I like the styling of the ATS-V, and it is supposed to have a solid chassis and very good braking and handling. The two problems that I have with it are the price and the TTV6, both can be justified when compared with the ATS-V's German competition, but I cannot help but think about the ATS-V's brother models, Camaro SS and ZL1. The V8 in the base Camaro SS and Corvette makes about the same power as this TTV6, and they both get similar MPG. Back in 2004 Cadillac was smart in dropping the Corvette's 400HP V8 into the CTS-V (which only weighs about 150lbs more than today's ATS-V), and it started at $51K, as opposed to the '04 Mercedes E55 which started over $78K (which is the price of this ATS-V). So it's price and performance made it stand out against the monster performance/luxury sedans from Germany. If I were in charge of Cadillac today I would drop the Camaro's V8 into the ATS-V's engine bay and then drop $20K off of the price. And I would have offered a drop top version of the ATS-V coupe as well. Actually if I were in charge I would also drop the Corvette Z06/Camaro ZL1's V8 into the ATS-V. Since they already did all of the chassis development on the Camaro ZL1, it couldn't be much work to bring the HiPo bits over to the ATS-V, and have it walk away from the competition. For me, a 650HP, convertible, 2 door ATS-V would be worth $78K! But not this model. The ZL1 Camaro convertible, for $10K less is more compelling to me despite the lack of Cadillac luxury trim and rear visibility.

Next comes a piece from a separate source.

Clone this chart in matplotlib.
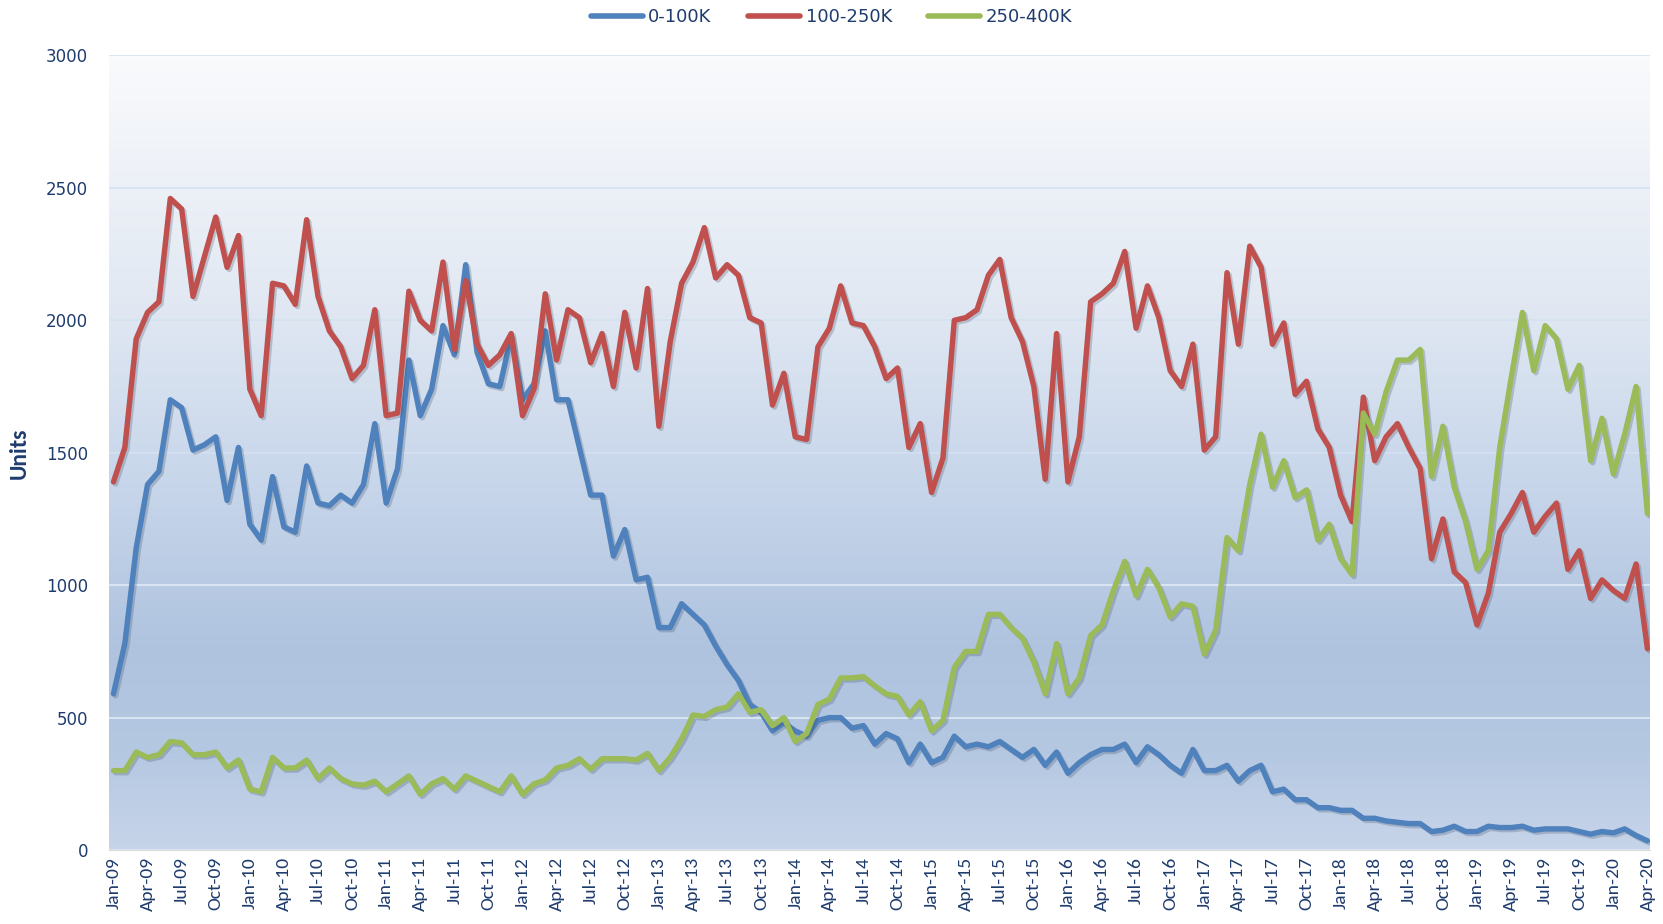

I’ve owned a 2016 & now a 2018. Both 4 doors. Without a doubt the best all around car I’ve ever owned. When I heard they were discontinued, I was prepared to get the ZL1, which I know i would have been happy with. But when I found a V hiding on a lot, I grabbed it. Another nice “bonus” is that they are much easier to tune than the Supercharged V8. So for an additional $800, the car now has about 530HP with no loss in drivability. Being a V8 guy all my life, I miss the sound, but I also like saying I’m getting that horsepower out of the same c.i. as a slant six.
It is good to hear that Cadillac allows tuning. As long as the engine can handle the extra boost, turbos are often easily tweaked to make serious power. Cadillac got so much right with the CTS-V and ATS-V, that it is a real shame that they are dropping them both. Unfortunately history has shown that GM regularly axes their models just at the point when they have worked out the bugs. Enjoy your CTS-V!!